Kyrgyzstan
Sixty towers crumbling on a high plateau, the steppe silent around its thousand-year-old walls.
Sixty towers stand in varying stages of collapse across a raised plateau, their mud-brick walls the same colour as the steppe that extends to every horizon. Koshoy-Korgon in Kyrgyzstan's Naryn region is a fortress designed for a thousand-year lifespan, and it is roughly on schedule — still upright, still silent, still unvisited by anyone who hasn't specifically come looking for it.
Koshoy-Korgon was built by the Karakhanids in the 10th or 11th century as a garrison on the Silk Road's northern branch through what is now Kyrgyzstan's At-Bashy district. The fortress walls enclose a large compound on a raised plateau, with sixty towers spaced along the perimeter in various states of erosion. No entry fee, no guide, and no fencing restrict access — the entire fortress is freely walkable, with towers that can be climbed from inside. The plateau's isolation means the horizon in every direction is empty steppe, with no modern structures visible. The small museum beside the entrance provides context, but the ruins themselves are the primary document.
Solo
Walk the walls alone with no other visitors, no barriers, and no audio guide.
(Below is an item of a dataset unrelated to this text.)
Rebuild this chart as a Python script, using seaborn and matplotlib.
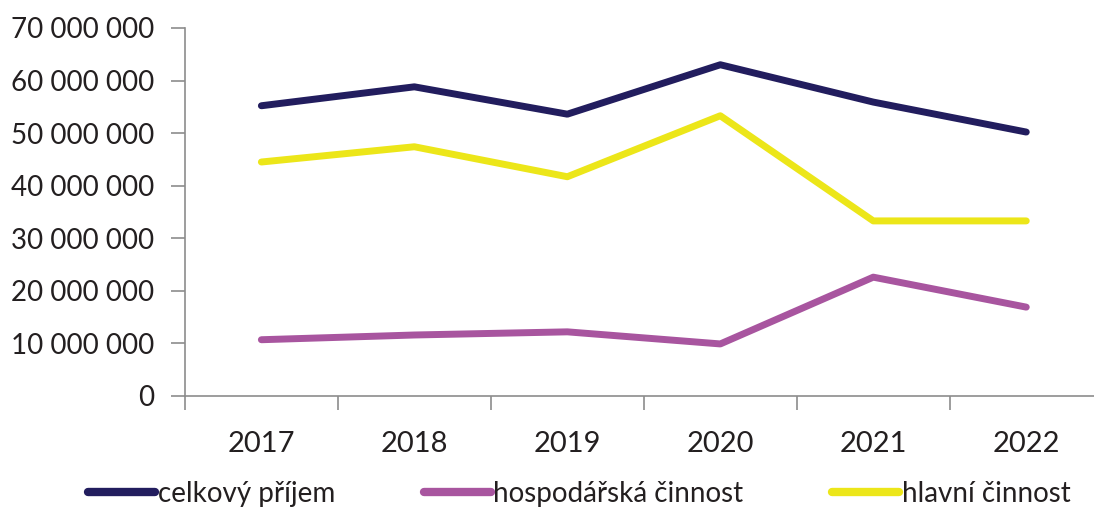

Koshoy-Korgon is the rare archaeological site where the solitude matches the age — a thousand years of silence that you inherit for the afternoon.
Couple
The steppe light at golden hour turns the mud-brick walls to amber. There is nothing here but the fortress, the sky, and whoever you brought with you — an intimacy that fenced-off heritage sites cannot replicate.
Tea and fresh bread at the small museum beside the ruins.
Kuurdak stew in At-Bashy village — chunks of mutton and liver fried crisp.